/---

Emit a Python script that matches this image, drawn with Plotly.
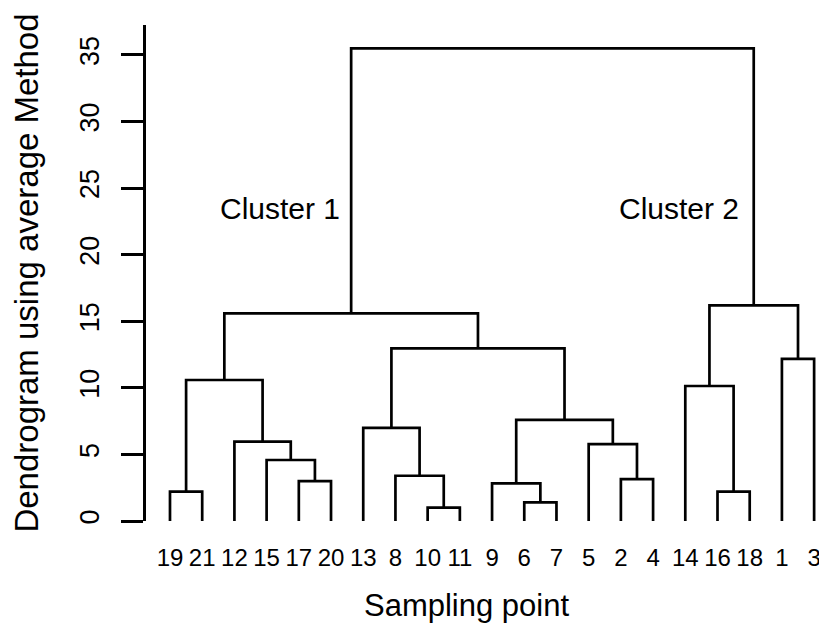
import plotly.graph_objects as go

# ---- data ----
leaf_order = [19, 21, 12, 15, 17, 20, 13, 8, 10, 11, 9, 6, 7, 5, 2, 4, 14, 16, 18, 1, 3]
# R-style merge matrix: negative = sampling point id, positive = earlier merge row (1-based)
merge_a = [-10, -6, -19, -16, -9, -17, -2, -8, -15, -5, -12, -13, 5, -14, 3, -1, 12, 15, 14, 18]
merge_b = [-11, -7, -21, -18, 2, -20, -4, 1, 6, 7, 9, 8, 10, 4, 11, -3, 13, 17, 16, 19]
merge_h = [1.0, 1.4, 2.2, 2.2, 2.83, 3.0, 3.15, 3.4, 4.58, 5.78, 5.96, 7.0, 7.59, 10.14,
           10.59, 12.17, 12.97, 15.6, 16.2, 35.5]
y_ticks = [0, 5, 10, 15, 20, 25, 30, 35]
cluster_labels = ["Cluster 1", "Cluster 2"]
cluster_nodes = [18, 19]      # merge rows that define each cluster
cluster_label_height = 23.5

# ---- dendrogram geometry from the merge structure ----
leaf_pos = {leaf: i for i, leaf in enumerate(leaf_order)}
node_x, node_h = {}, {}


def child(c):
    if c < 0:
        return leaf_pos[-c], 0.0
    return node_x[c], node_h[c]


xs, ys = [], []
for k, (a, b, h) in enumerate(zip(merge_a, merge_b, merge_h), start=1):
    xa, ha = child(a)
    xb, hb = child(b)
    node_x[k] = (xa + xb) / 2
    node_h[k] = h
    xs += [xa, xa, xb, xb, None]
    ys += [ha, h, h, hb, None]

FONT = "Liberation Sans, Arial, sans-serif"

fig = go.Figure()
fig.add_trace(go.Scatter(x=xs, y=ys, mode="lines",
                         line=dict(color="black", width=2.7),
                         hoverinfo="skip", showlegend=False))

for lab, node, shift in zip(cluster_labels, cluster_nodes, [-9, -13]):
    fig.add_annotation(x=node_x[node], y=cluster_label_height, xref="x", yref="y",
                       text=lab, showarrow=False, xanchor="right", yanchor="middle",
                       xshift=shift, font=dict(family=FONT, size=30, color="black"))

fig.add_annotation(x=0.47, y=-0.171, xref="paper", yref="paper",
                   text="Sampling point", showarrow=False,
                   xanchor="center", yanchor="middle",
                   font=dict(family=FONT, size=31, color="black"))

# the page body has an 8px default margin, so the figure is 8px smaller on each side
fig.update_layout(
    width=819, height=615,
    margin=dict(l=138, r=0, t=17, b=102),
    paper_bgcolor="white", plot_bgcolor="white",
    font=dict(family=FONT, color="black"),
    showlegend=False,
)
fig.update_xaxes(
    range=[-0.745, 20.40],
    tickmode="array", tickvals=list(range(len(leaf_order))),
    ticktext=[str(v) for v in leaf_order],
    ticks="", showline=False, showgrid=False, zeroline=False,
    tickfont=dict(family=FONT, size=24, color="black"),
    ticklabelstandoff=20, automargin=False,
)
fig.update_yaxes(
    range=[0, 37.25],
    tickmode="array", tickvals=y_ticks, ticktext=[str(v) for v in y_ticks],
    ticks="outside", ticklen=22, tickwidth=2.7, tickcolor="black",
    showline=True, linewidth=2.7, linecolor="black",
    showgrid=False, zeroline=False, tickangle=-90,
    tickfont=dict(family=FONT, size=27, color="black"),
    ticklabelstandoff=11, automargin=False,
    title=dict(text="Dendrogram using average Method", standoff=31,
               font=dict(family=FONT, size=33, color="black")),
)

fig.write_html("out.html")
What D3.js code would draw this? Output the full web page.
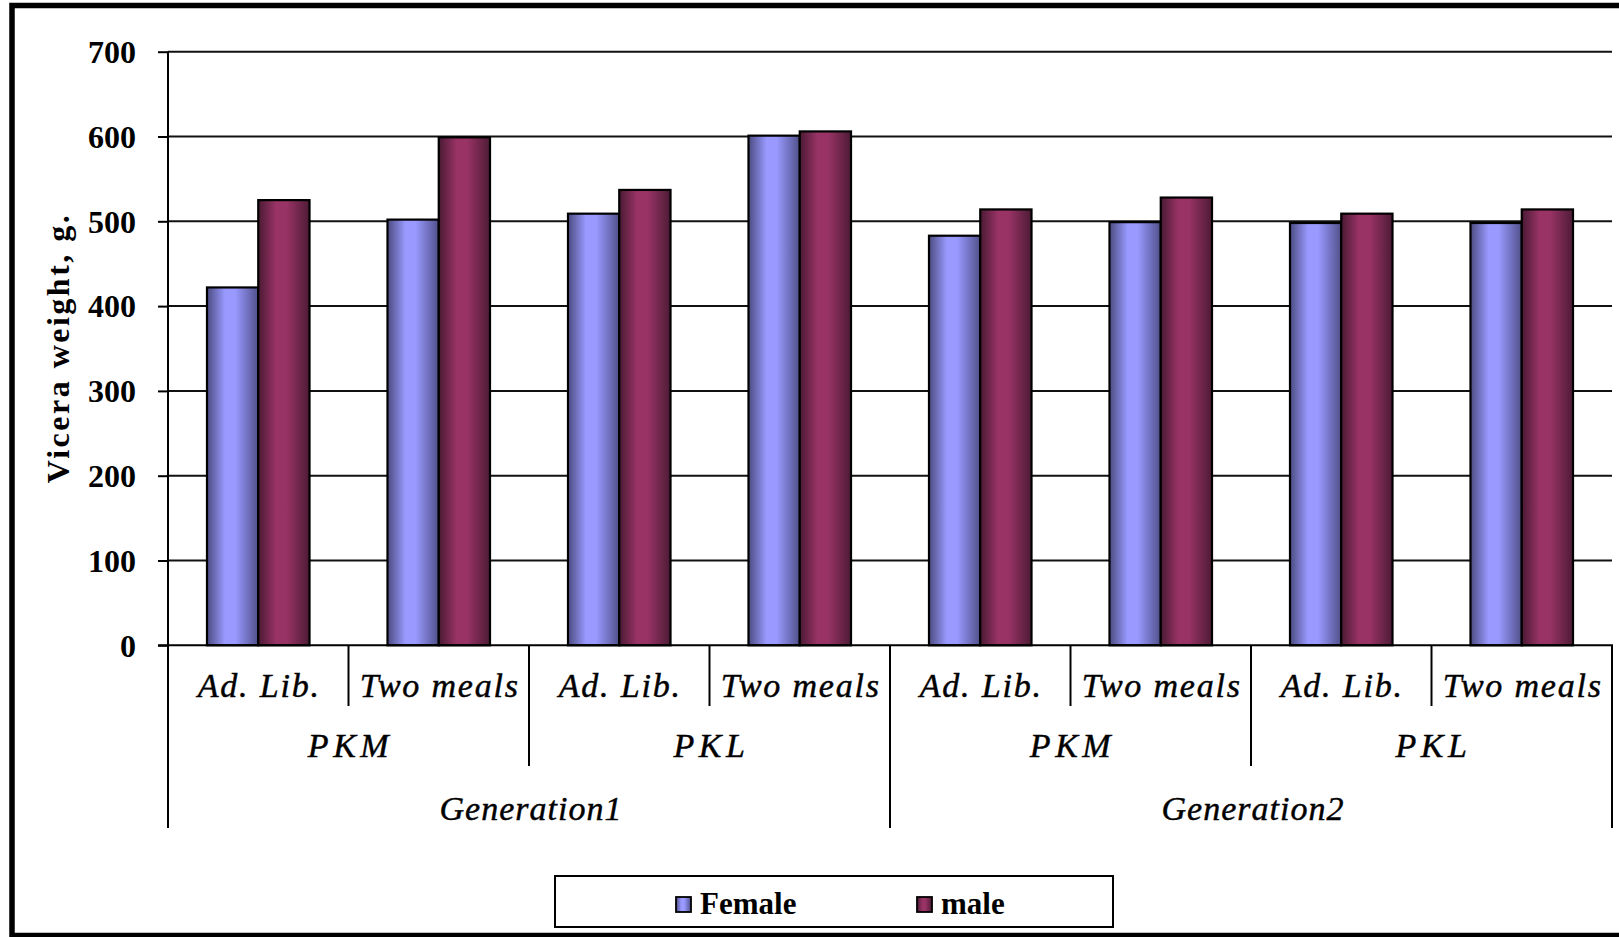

\---

Task prompt ::
Take the listing above and restate it word for word, without its pictures.

Full response ::
Emit a Python script that matches this image, drawn with Plotly.
import plotly.graph_objects as go

# ---- data ----
leaf_order = [19, 21, 12, 15, 17, 20, 13, 8, 10, 11, 9, 6, 7, 5, 2, 4, 14, 16, 18, 1, 3]
# R-style merge matrix: negative = sampling point id, positive = earlier merge row (1-based)
merge_a = [-10, -6, -19, -16, -9, -17, -2, -8, -15, -5, -12, -13, 5, -14, 3, -1, 12, 15, 14, 18]
merge_b = [-11, -7, -21, -18, 2, -20, -4, 1, 6, 7, 9, 8, 10, 4, 11, -3, 13, 17, 16, 19]
merge_h = [1.0, 1.4, 2.2, 2.2, 2.83, 3.0, 3.15, 3.4, 4.58, 5.78, 5.96, 7.0, 7.59, 10.14,
           10.59, 12.17, 12.97, 15.6, 16.2, 35.5]
y_ticks = [0, 5, 10, 15, 20, 25, 30, 35]
cluster_labels = ["Cluster 1", "Cluster 2"]
cluster_nodes = [18, 19]      # merge rows that define each cluster
cluster_label_height = 23.5

# ---- dendrogram geometry from the merge structure ----
leaf_pos = {leaf: i for i, leaf in enumerate(leaf_order)}
node_x, node_h = {}, {}


def child(c):
    if c < 0:
        return leaf_pos[-c], 0.0
    return node_x[c], node_h[c]


xs, ys = [], []
for k, (a, b, h) in enumerate(zip(merge_a, merge_b, merge_h), start=1):
    xa, ha = child(a)
    xb, hb = child(b)
    node_x[k] = (xa + xb) / 2
    node_h[k] = h
    xs += [xa, xa, xb, xb, None]
    ys += [ha, h, h, hb, None]

FONT = "Liberation Sans, Arial, sans-serif"

fig = go.Figure()
fig.add_trace(go.Scatter(x=xs, y=ys, mode="lines",
                         line=dict(color="black", width=2.7),
                         hoverinfo="skip", showlegend=False))

for lab, node, shift in zip(cluster_labels, cluster_nodes, [-9, -13]):
    fig.add_annotation(x=node_x[node], y=cluster_label_height, xref="x", yref="y",
                       text=lab, showarrow=False, xanchor="right", yanchor="middle",
                       xshift=shift, font=dict(family=FONT, size=30, color="black"))

fig.add_annotation(x=0.47, y=-0.171, xref="paper", yref="paper",
                   text="Sampling point", showarrow=False,
                   xanchor="center", yanchor="middle",
                   font=dict(family=FONT, size=31, color="black"))

# the page body has an 8px default margin, so the figure is 8px smaller on each side
fig.update_layout(
    width=819, height=615,
    margin=dict(l=138, r=0, t=17, b=102),
    paper_bgcolor="white", plot_bgcolor="white",
    font=dict(family=FONT, color="black"),
    showlegend=False,
)
fig.update_xaxes(
    range=[-0.745, 20.40],
    tickmode="array", tickvals=list(range(len(leaf_order))),
    ticktext=[str(v) for v in leaf_order],
    ticks="", showline=False, showgrid=False, zeroline=False,
    tickfont=dict(family=FONT, size=24, color="black"),
    ticklabelstandoff=20, automargin=False,
)
fig.update_yaxes(
    range=[0, 37.25],
    tickmode="array", tickvals=y_ticks, ticktext=[str(v) for v in y_ticks],
    ticks="outside", ticklen=22, tickwidth=2.7, tickcolor="black",
    showline=True, linewidth=2.7, linecolor="black",
    showgrid=False, zeroline=False, tickangle=-90,
    tickfont=dict(family=FONT, size=27, color="black"),
    ticklabelstandoff=11, automargin=False,
    title=dict(text="Dendrogram using average Method", standoff=31,
               font=dict(family=FONT, size=33, color="black")),
)

fig.write_html("out.html")
What D3.js code would draw this? Output the full web page.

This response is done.